Ranking: Jak budują polskie drogi
Kto buduje najgorsze, a kto najlepsze drogi w Polsce? Na to pytanie ma odpowiedzieć ranking wykonawców, który opublikowała Generalna Dyrekcja Dróg Krajowych i Autostrad (GDDKiA).
09.05.2012 | aktual.: 09.05.2012 10:06
Ranking został stworzony na podstawie 60 tys. badań przeprowadzonych przez Laboratoria Drogowe GDDKiA w ubiegłym roku. Pod lupę wzięto największe inwestycje w Polsce, zwłaszcza roboty prowadzone przy budowie autostrad i dróg ekspresowych. Celem kontroli było wykrycie nieprawidłowości w wykonywaniu szybkich dróg. Jak zapewnia GDDKiA wszystkie już zostały usunięte przez wykonawców. Na postawie przeprowadzonych analiz stworzono ranking prezentujący wykonawców i ocenę jakości wykonywanych przez nich robót.
Średnia pozytywnych ocen dla jakości wykonania inwestycji wyniosła ponad 80 proc.
Pierwsze miejsce wśród najlepszych zajęła firma Johan Bunte GmBh. Warto wspomnieć, że w badaniu uwzględniono zaledwie jeden kontrakt realizowany przez tę firmę, a procent niespełnionych wymagań wyniósł zaledwie 7. Drugie miejsce należy do Polimex-Mostostal. Firma z czterech zrealizowanych kontraktach tylko w 8,5 proc. nie spełniła wymagań GDDKiA. Na ostatnim miejscu podium uplasował się Poldim. Firma realizuje tylko jeden kontrakt GDDKiA.

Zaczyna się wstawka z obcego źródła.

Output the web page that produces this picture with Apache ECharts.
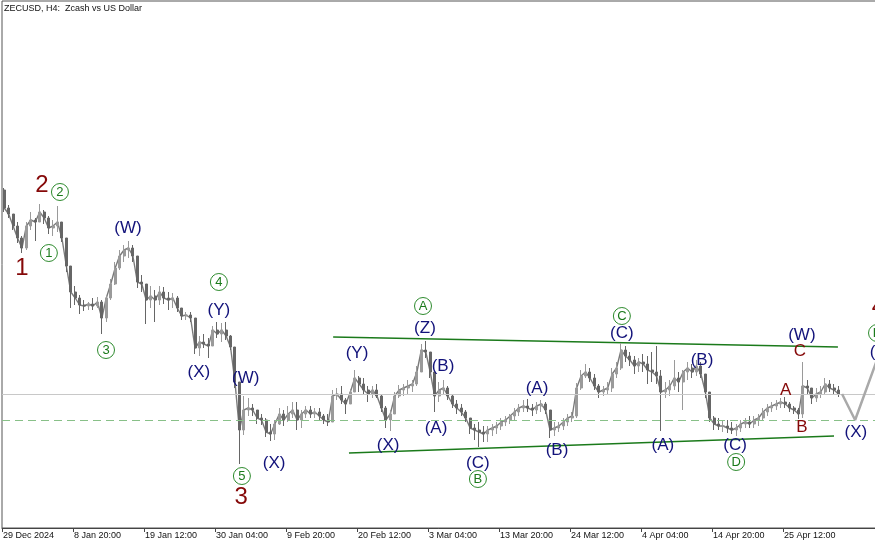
<!DOCTYPE html>
<html>
<head>
<meta charset="utf-8">
<script src="https://cdn.jsdelivr.net/npm/echarts@6/dist/echarts.min.js"></script>
<style>
  html, body { margin: 0; padding: 0; background: #fff; }
  #chart { width: 875px; height: 545px; }
</style>
</head>
<body>
<div id="chart"></div>
<script>
// x values are hours from 29 Dec 2024 04:00, one sample every 16 hours
const tickHours = [0, 256, 512, 768, 1024, 1280, 1536, 1792, 2048, 2304, 2560, 2816];
const tickLabels = ['29 Dec 2024', '8 Jan 20:00', '19 Jan 12:00', '30 Jan 04:00', '9 Feb 20:00',
  '20 Feb 12:00', '3 Mar 04:00', '13 Mar 20:00', '24 Mar 12:00', '4 Apr 04:00', '14 Apr 20:00', '25 Apr 12:00'];

const firstOpen = 56.0;
const closes = [
  54.2,53.6,52.4,51.2,50.2,52.4,53.0,52.8,53.8,53.2,
  52.2,52.4,52.8,51.2,48.4,45.8,45.2,44.5,44.4,44.6,
  44.4,44.8,43.2,45.2,46.6,48.2,49.4,50.0,50.2,49.4,
  46.8,46.6,45.0,45.4,45.0,45.8,45.2,45.0,45.2,44.2,
  43.4,43.5,43.2,40.2,40.8,40.6,40.4,42.0,41.6,42.0,
  41.4,40.3,36.8,32.0,34.0,34.2,34.0,33.2,33.0,31.8,
  31.6,32.6,33.6,33.0,33.6,34.0,33.0,33.6,34.0,33.6,
  33.8,33.4,33.0,32.8,35.4,35.6,35.0,34.6,35.8,37.2,
  36.6,36.0,35.6,36.0,35.4,34.2,33.0,33.6,35.4,36.0,
  36.2,36.4,36.6,37.8,40.0,39.8,37.8,35.4,36.0,36.2,
  35.4,34.6,34.2,33.8,33.2,32.2,32.0,31.8,31.6,32.0,
  32.2,32.4,32.8,33.0,33.4,33.8,34.2,34.4,34.2,34.0,
  34.4,34.6,34.0,32.0,32.2,32.4,32.8,33.2,33.4,36.2,
  37.4,37.8,37.2,36.4,35.8,36.0,36.2,37.6,38.2,40.0,
  39.4,39.0,38.4,38.8,38.6,38.0,37.8,37.4,35.8,36.0,
  36.4,37.2,36.8,37.8,38.2,37.8,38.4,37.6,35.8,33.2,
  32.6,32.4,32.4,32.2,32.0,32.2,32.6,32.8,32.6,33.0,
  33.2,33.8,34.2,34.4,34.6,34.8,34.6,34.2,34.0,33.6,
  36.4,36.2,35.2,35.6,35.8,36.6,36.2,36.0,35.6
];
const highs = [
  56.2,54.5,53.5,52.8,51.4,52.8,53.8,53.2,54.6,54.0,
  53.4,53.0,54.4,52.8,51.0,48.2,46.4,45.5,45.0,44.8,
  45.2,45.3,45.0,45.4,47.1,48.8,50.0,50.5,50.9,50.5,
  49.2,47.5,46.5,46.4,46.0,46.4,46.3,45.8,45.7,45.4,
  44.0,43.8,43.8,43.2,41.4,41.6,41.2,42.4,42.8,42.7,
  42.8,41.5,39.5,36.5,35.4,35.2,34.6,33.8,33.6,33.2,
  32.6,33.0,34.2,34.0,34.4,34.8,34.8,34.0,34.4,34.4,
  34.2,34.2,33.6,33.6,36.0,36.2,36.4,35.2,36.1,38.0,
  37.4,37.2,36.4,36.4,36.6,35.5,34.4,34.0,35.8,36.5,
  36.6,37.0,37.0,38.4,40.6,40.9,39.8,37.8,36.8,37.0,
  36.4,35.6,35.0,34.6,34.0,33.2,32.6,32.8,32.4,32.4,
  32.6,32.8,33.2,33.4,33.6,34.2,34.6,35.0,35.1,34.6,
  34.8,35.0,34.8,34.0,32.8,32.8,33.2,33.6,33.8,36.7,
  38.0,38.6,38.2,37.6,36.6,36.4,36.8,38.2,38.8,40.7,
  40.4,39.8,39.4,39.2,39.6,39.4,39.8,40.4,38.0,36.8,
  37.0,39.0,37.8,38.0,38.8,38.6,39.0,38.8,37.4,35.5,
  33.4,33.2,33.0,33.0,32.8,32.6,33.0,33.2,33.4,33.4,
  33.6,34.2,34.6,34.8,35.0,35.2,35.3,34.8,34.4,34.2,
  38.8,37.0,36.0,36.2,36.4,37.2,37.0,36.6,36.4
];
const lows = [
  53.8,53.2,52.0,50.7,49.7,50.0,52.0,50.9,52.8,52.6,
  51.6,51.4,51.8,50.8,47.8,44.2,44.5,43.6,43.9,44.0,
  44.0,44.2,41.6,42.8,45.0,46.5,48.0,48.8,49.2,48.8,
  46.2,45.8,42.6,44.2,42.8,44.5,44.6,44.0,44.2,43.8,
  43.0,43.0,42.8,39.6,39.4,40.2,39.2,40.5,41.2,40.8,
  41.0,40.0,36.2,28.6,31.5,33.4,33.4,32.6,32.5,31.3,
  30.9,31.0,32.5,32.4,32.8,33.2,32.0,32.2,33.2,33.2,
  33.2,33.0,32.6,32.4,32.8,35.0,34.6,33.6,35.0,35.8,
  35.8,35.6,34.8,35.2,35.2,33.8,32.2,31.9,33.6,35.2,
  35.4,35.6,35.8,36.4,37.8,39.2,37.2,33.8,34.8,35.6,
  35.0,34.2,33.6,33.4,32.8,31.6,31.0,30.3,30.8,30.8,
  31.4,31.6,32.0,32.4,32.6,33.0,33.4,33.8,33.8,33.4,
  33.6,33.8,33.6,31.2,31.4,31.8,32.0,32.4,32.8,33.2,
  36.0,37.2,36.8,36.0,35.2,35.4,35.6,35.8,37.2,38.0,
  38.8,38.4,37.6,37.8,37.8,36.6,36.8,36.6,31.9,35.2,
  35.4,36.0,35.8,34.0,37.0,37.2,37.4,37.2,35.2,32.8,
  32.0,32.0,31.8,31.7,31.6,31.4,31.8,32.2,32.2,32.2,
  32.4,33.0,33.4,33.8,34.0,34.2,34.2,33.8,33.6,33.1,
  33.2,35.6,34.6,34.8,35.2,35.6,35.8,35.6,35.3
];

const lastPrice = 35.6;
const dashedLevel = 33.0;
const upperTrend = [[1194, 41.3], [3014, 40.3]];
const lowerTrend = [[1251, 29.7], [3000, 31.4]];
const forecast = [[3029, 35.6], [3076, 33.0], [3202, 42.6]];

// [hours, price, text, kind]
const waveLabels = [
  [72, 48.2, '1', 'deg'], [144, 56.5, '2', 'deg'], [862, 25.3, '3', 'deg'], [3160, 44.3, '4', 'deg'],
  [209, 55.8, '2', 'circ'], [169, 49.7, '1', 'circ'], [375, 40.0, '3', 'circ'], [782, 46.8, '4', 'circ'],
  [865, 27.4, '5', 'circ'], [1518, 44.4, 'A', 'circ'], [1716, 27.1, 'B', 'circ'], [2235, 43.4, 'C', 'circ'],
  [2647, 28.8, 'D', 'circ'], [3155, 41.7, 'E', 'circ'],
  [454, 52.2, '(W)', 'wave'], [782, 44.0, '(Y)', 'wave'], [710, 37.8, '(X)', 'wave'], [879, 37.2, '(W)', 'wave'],
  [981, 28.7, '(X)', 'wave'], [1280, 39.7, '(Y)', 'wave'], [1392, 30.5, '(X)', 'wave'], [1525, 42.2, '(Z)', 'wave'],
  [1590, 38.4, '(B)', 'wave'], [1565, 32.2, '(A)', 'wave'], [1716, 28.7, '(C)', 'wave'], [1929, 36.2, '(A)', 'wave'],
  [2001, 30.0, '(B)', 'wave'], [2235, 41.7, '(C)', 'wave'], [2524, 39.0, '(B)', 'wave'], [2383, 30.5, '(A)', 'wave'],
  [2643, 30.5, '(C)', 'wave'], [2884, 41.5, '(W)', 'wave'], [3079, 31.8, '(X)', 'wave'], [3170, 39.8, '(Y)', 'wave'],
  [2877, 39.9, 'C', 'sub'], [2826, 36.0, 'A', 'sub'], [2884, 32.3, 'B', 'sub']
];

const candles = closes.map((c, i) => {
  const o = i ? closes[i - 1] : firstOpen;
  return [i * 16 + 8, o, c, Math.min(lows[i], o, c), Math.max(highs[i], o, c)];
});
const closeLine = closes.map((c, i) => [i * 16 + 8, c]);

const font = 'Liberation Sans, Arial, sans-serif';
const navy = '#12127a';
const darkRed = '#850808';
const green = '#1b7a1b';

function labelSeries(kind, label, extra) {
  return Object.assign({
    type: 'scatter',
    z: 10,
    silent: true,
    symbolSize: 1,
    itemStyle: { color: 'rgba(255,255,255,0)', opacity: 1 },
    label: Object.assign({ show: true, position: 'inside', fontFamily: font, opacity: 1,
      formatter: p => p.data[2] }, label),
    data: waveLabels.filter(w => w[3] === kind)
  }, extra || {});
}

const chart = echarts.init(document.getElementById('chart'), null, { renderer: 'canvas' });

chart.setOption({
  animation: false,
  backgroundColor: '#ffffff',
  title: {
    text: 'ZECUSD, H4:  Zcash vs US Dollar',
    left: 4, top: 4, padding: 0,
    textStyle: { fontFamily: font, fontSize: 9, fontWeight: 'normal', color: '#111' }
  },
  grid: {
    left: 2, top: 1, width: 923, height: 527,
    outerBoundsMode: 'none', containLabel: false,
    show: true, borderColor: '#555', borderWidth: 1, backgroundColor: '#fff'
  },
  xAxis: {
    type: 'value', min: 0, max: 3328,
    axisLine: { lineStyle: { color: '#444', width: 1 } },
    axisTick: { show: true, length: 4, customValues: tickHours, lineStyle: { color: '#444' } },
    axisLabel: {
      customValues: tickHours, align: 'left', margin: 3, padding: [0, 0, 0, 1],
      fontFamily: font, fontSize: 9, color: '#111',
      formatter: v => tickLabels[tickHours.indexOf(v)] || ''
    },
    splitLine: { show: false }
  },
  yAxis: { type: 'value', min: 22.2, max: 74.9, show: false, splitLine: { show: false } },
  series: [
    {
      type: 'line', silent: true, symbol: 'none', z: 1,
      data: upperTrend,
      lineStyle: { color: green, width: 1.6 },
      markLine: {
        silent: true, symbol: 'none', label: { show: false },
        data: [
          { yAxis: lastPrice, lineStyle: { color: '#c8c8c8', width: 1, type: 'solid' } },
          { yAxis: dashedLevel, lineStyle: { color: '#88c088', width: 1, type: [8, 5] } }
        ]
      }
    },
    { type: 'line', silent: true, symbol: 'none', z: 1, data: lowerTrend, lineStyle: { color: green, width: 1.6 } },
    {
      type: 'line', silent: true, symbol: 'none', z: 3, data: closeLine,
      lineStyle: { color: '#7a7a7a', width: 1.4 }
    },
    {
      type: 'candlestick', silent: true, z: 4, barWidth: 2.5,
      encode: { x: 0, y: [1, 2, 3, 4] },
      itemStyle: { color: '#9a9a9a', color0: '#666666', borderColor: '#9a9a9a', borderColor0: '#666666', borderWidth: 1 },
      data: candles
    },
    { type: 'line', silent: true, symbol: 'none', z: 5, data: forecast, lineStyle: { color: '#a9a9a9', width: 2.5 } },
    labelSeries('wave', { color: navy, fontSize: 17 }),
    labelSeries('sub', { color: darkRed, fontSize: 17 }),
    labelSeries('deg', { color: darkRed, fontSize: 24 }),
    labelSeries('circ', { color: green, fontSize: 13 }, {
      symbol: 'circle', symbolSize: 17,
      itemStyle: { color: '#ffffff', borderColor: '#2e8b2e', borderWidth: 1, opacity: 1 }
    })
  ]
});
</script>
</body>
</html>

Ostatnie, 24. miejsce w rankingu GDDKiA oceniającym jakość prowadzonych robót, zajęło Przedsiębiorstwo Budowy Dróg i Mostów z Mińska Mazowieckiego. W realizowanych 3 inwestycjach wykryto aż 39,3 proc. nieprawidłowości. Oczko wyżej znalazł się Max Boegl. Choć firma prowadzi zaledwie jedną inwestycję, to w 34,4 proc. nie spełniła ona wymagań kontrolerów. Trzecia od końca firma, to Colas, która ze swoimi pięcioma realizowanymi inwestycjami, musiała poprawić aż 32,1 proc. wykonanych prac.
Branża ma wiele zastrzeżeń do metod opracowania rankingu. Ranking elektryzuje sektor tym bardziej, że w grupie najlepszych budowniczych znalazły się dwie firmy, które niedawno przegrały swoją walkę o przetrwanie i ogłosiły upadłość. Zdaniem ekspertów, by dobrze oceniać realizację inwestycji trzeba również brać pod uwagę, czy została zrealizowana do końca. Problem bankructwa dotknął tarnowski Poldim - trzecie miejsce w zestawieniu i Dolnośląskie Surowce Skalne - szósty w rankingu GDDKiA.
Jak przyznaje GDDKiA nie wszystkie firmy zostały objęte badaniem. Podobnie jest w przypadku prowadzonych inwestycji. Dlatego też niektóre firmy były oceniane na podstawie jednego realizowanego kontraktu, inne natomiast na podstawie kilkunastu. Taka właśnie metodologia badań nie odpowiada przedstawicielom branży budowlanej.
Dziś w Sejmie odbędzie się debata nad propozycją Ministerstwa Transportu, które chce wprowadzić zmiany w prawie, by chronić finanse podwykonawców robót.
- Musimy myśleć o bezpieczeństwie podwykonawców już na etapie tworzenia nowych kontraktów na budowy dróg i autostrad. Zaproponujemy, by główny wykonawca deponował zabezpieczenie wysokości 3-5 proc. wartości inwestycji, które zwiększałoby poczucie stabilności podwykonawców - powiedział Tadeusz Jarmuziewicz, wiceminister transportu.
Zdaniem przedstawicieli branży proponowane zmiany godzą w interesy generalnych inwestorów, którzy już dzisiaj odpowiadają solidarnie z inwestorem wobec podwykonawców. Zgromadzenie kilku procent zabezpieczenia może także stwarzać niemały problem przy zabezpieczeniu kontraktów wartych miliardy złotych.